Similarly, by interchanging the subscripts “1” and “2” in (26), we obtain

$$\begin{aligned} \mathrm {BLUE}({\mathbf{X}}_2 \varvec{\beta }_2) = {\mathbf{X}}_2 \left( \mathbf{X}_2^\prime {\mathbf{Q}}_{({\mathbf{X}}_1 : {\mathbf{V}}{\mathbf{Q}}_{\mathbf{X}})} \mathbf{X}_2\right) ^\dagger {\mathbf{X}}_2^\prime {\mathbf{Q}}_{({\mathbf{X}}_1 : {\mathbf{V}}\mathbf{Q}_{\mathbf{X}})}{\mathbf{y}}. \end{aligned}$$

The paper is concluded with some remarks concerned with advantages of utilizing the representation of the Moore–Penrose inverse provided in Lemma 1.1 from the computational point of view. In comparison to the methods of determining the inverse based on the singular value decomposition (SVD), which are exploited in several popular software packages (e.g., Matlab, Mathematica or R), an algorithm based on the representation (1) seems to have three main advantages, each leading to a dropping of computational costs.
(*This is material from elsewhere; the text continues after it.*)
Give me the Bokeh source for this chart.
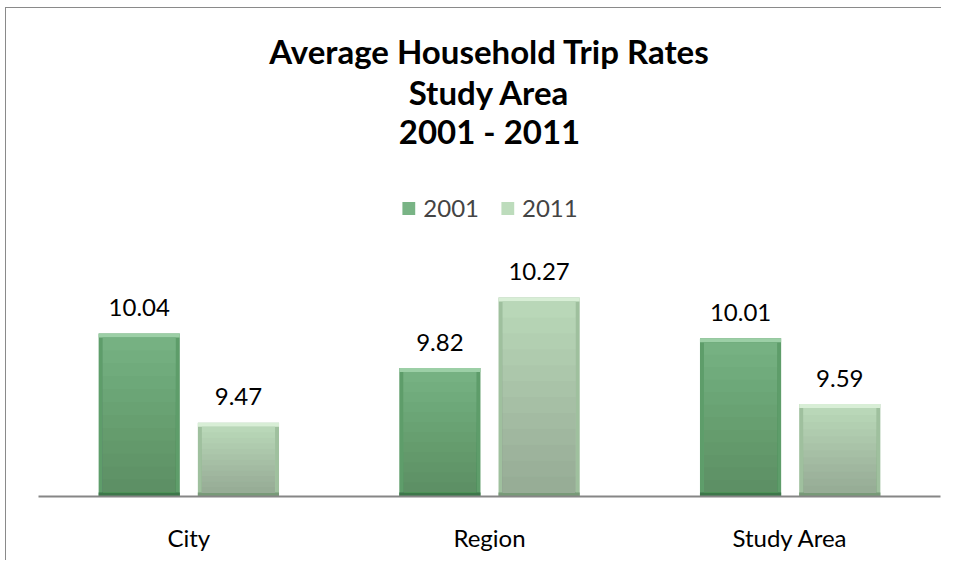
from bokeh.plotting import figure
from bokeh.models import ColumnDataSource, FactorRange, Range1d, Label, Legend, LegendItem
from bokeh.transform import dodge
from bokeh.embed import file_html
from bokeh.resources import INLINE
from bokeh.core.properties import value

categories = ["City", "Region", "Study Area"]
series = ["2001", "2011"]
rates_2001 = [10.04, 9.82, 10.01]
rates_2011 = [9.47, 10.27, 9.59]
title_lines = ["Average Household Trip Rates", "Study Area", "2001 - 2011"]

AXIS_MIN = 9.0
PX_PER_UNIT = 156.7
W, H = 936, 553
BORDER_BOTTOM = 65
FRAME_H = H - BORDER_BOTTOM
Y_MAX = AXIS_MIN + FRAME_H / PX_PER_UNIT
FONT = "Lato"
CAT_PX = 300.7
BEVEL = 4  # px
SHADE_STEPS = 12


def y_at(canvas_y):
    return AXIS_MIN + (FRAME_H - canvas_y) / PX_PER_UNIT


dy = BEVEL / PX_PER_UNIT
dx = BEVEL / CAT_PX

data = dict(
    cat=categories,
    y2001=rates_2001,
    y2011=rates_2011,
    y2001_in=[v - dy for v in rates_2001],
    y2011_in=[v - dy for v in rates_2011],
    t2001=[f"{v:.2f}" for v in rates_2001],
    t2011=[f"{v:.2f}" for v in rates_2011],
)
# shading bands (darker towards the base), derived from each bar's height
for s, vals in (("2001", rates_2001), ("2011", rates_2011)):
    for k in range(1, SHADE_STEPS + 1):
        data[f"sh{s}_{k}"] = [AXIS_MIN + dy + (v - 2 * dy - AXIS_MIN) * k / SHADE_STEPS for v in vals]
src = ColumnDataSource(data)

p = figure(width=W, height=H, x_range=FactorRange(*categories, range_padding=0),
           y_range=Range1d(AXIS_MIN, Y_MAX), output_backend="svg", toolbar_location=None,
           y_axis_location=None, min_border_left=32, min_border_right=2,
           min_border_top=0, min_border_bottom=BORDER_BOTTOM)
p.outline_line_color = None
p.xgrid.visible = False
p.ygrid.visible = False
p.background_fill_color = "white"
p.border_fill_color = "white"
p.styles = {"border-top": "1px solid #8a8a8a", "border-left": "1px solid #8a8a8a",
            "margin-left": "5px", "margin-top": "7px"}

OFF = 0.165
BW = 0.27
styles = {
    "2001": dict(main="#79b485", top="#9ccfa6", side="#5e9d6a", bottom="#3d774a", shade="#1f4a28"),
    "2011": dict(main="#bddcbc", top="#d8eed6", side="#9fc09e", bottom="#789a78", shade="#3e5a3e"),
}

legend_renderers = []
for s, off in zip(series, [-OFF, OFF]):
    c = styles[s]
    xs = dodge("cat", off, range=p.x_range)
    p.vbar(x=xs, top="y" + s, bottom=AXIS_MIN, width=BW, source=src,
           fill_color=c["side"], line_color=None)
    p.vbar(x=xs, top="y" + s, bottom="y" + s + "_in", width=BW, source=src,
           fill_color=c["top"], line_color=None)
    p.vbar(x=xs, top=AXIS_MIN + dy, bottom=AXIS_MIN, width=BW, source=src,
           fill_color=c["bottom"], line_color=None)
    r = p.vbar(x=xs, top="y" + s + "_in", bottom=AXIS_MIN + dy, width=BW - 2 * dx,
               source=src, fill_color=c["main"], line_color=None)
    for k in range(1, SHADE_STEPS + 1):
        p.vbar(x=xs, top=f"sh{s}_{k}", bottom=AXIS_MIN + dy, width=BW - 2 * dx,
               source=src, fill_color=c["shade"], fill_alpha=0.028, line_color=None)
    legend_renderers.append(r)
    p.text(x=xs, y="y" + s, text="t" + s, source=src,
           text_align="center", text_baseline="alphabetic", y_offset=-26,
           text_font=value(FONT), text_font_size="24px", text_color="#000000")

for line, cy in zip(title_lines, [42, 83, 122]):
    p.add_layout(Label(x=1.5, y=y_at(cy), text=line, text_align="center",
                       text_baseline="alphabetic", text_font=FONT, text_font_size="33px",
                       text_font_style="bold", text_color="#000000"))

legend = Legend(items=[LegendItem(label=series[0], renderers=[legend_renderers[0]]),
                       LegendItem(label=series[1], renderers=[legend_renderers[1]])],
                orientation="horizontal", location="top_center", margin=185,
                padding=0, spacing=20, label_standoff=7, glyph_width=16, glyph_height=16,
                label_height=24, label_text_font=FONT, label_text_font_size="24px",
                border_line_color=None, background_fill_alpha=0)
p.add_layout(legend)

ax = p.xaxis[0]
ax.axis_line_color = "#868686"
ax.axis_line_width = 2
ax.major_tick_line_color = None
ax.minor_tick_line_color = None
ax.major_label_standoff = 20
ax.major_label_text_font = FONT
ax.major_label_text_font_size = "24px"
ax.major_label_text_color = "#000000"

open("out.html", "w").write(file_html(p, INLINE))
The first one is that it reduces sizes of matrices to be Moore–Penrose inverted—instead of the inverse of an \(n \times m\) matrix \({\mathbf{A}}\), we need to compute two inverses of matrices \({\mathbf{Q}}_2 {\mathbf{A}}_1\) and \(\mathbf{Q}_1 {\mathbf{A}}_2\) of orders \(n \times m_1\) and \(n \times m_2\), respectively, where \(m_1 + m_2 = m\); as several software tools impose limits on sizes of matrices which can be stored, one can encounter a situation in which the inverse of \({\mathbf{A}}\) may exceed the limit, while the inverses of \({\mathbf{Q}}_2 {\mathbf{A}}_1\) and \(\mathbf{Q}_1 {\mathbf{A}}_2\) are still manageable. The second benefit is that the algorithm allows computing both block entries occurring in the inverse (almost) simultaneously—in the light of Baksalary and Trenkler (2021, formula (6)), the two entries involved in the representation (1) are linked by the identity

$$\begin{aligned} \left( {\mathbf{Q}}_i {\mathbf{A}}_j\right) ^\dagger = {\mathbf{A}}_j^\dagger \left[ {\mathbf{I}}_n - \mathbf{A}_i \left( {\mathbf{Q}}_j {\mathbf{A}}_i\right) ^\dagger \right] ,\ i, j = 1, 2, i \ne j, \end{aligned}$$

which means that one of the Moore–Penrose inverses involved in the representation can be derived from the knowledge of the other. The third advantage of the algorithm is that it can be executed iteratively in each subsequent step to matrices of smaller order—from Baksalary and Trenkler (2021, Lemma 1) it follows that when \({\mathbf{A}}\) is of full column rank, then \({\mathbf{Q}}_2 {\mathbf{A}}_1\) and \({\mathbf{Q}}_1 {\mathbf{A}}_2\) are of full column ranks as well, which means that the inverses \(({\mathbf{Q}}_2 {\mathbf{A}}_1)^\dagger \) and \(({\mathbf{Q}}_1 {\mathbf{A}}_2)^\dagger \) can be computed by applying the same algorithm; the procedure might be carried out iteratively till the matrices to be inverted are all reduced to (row) vectors.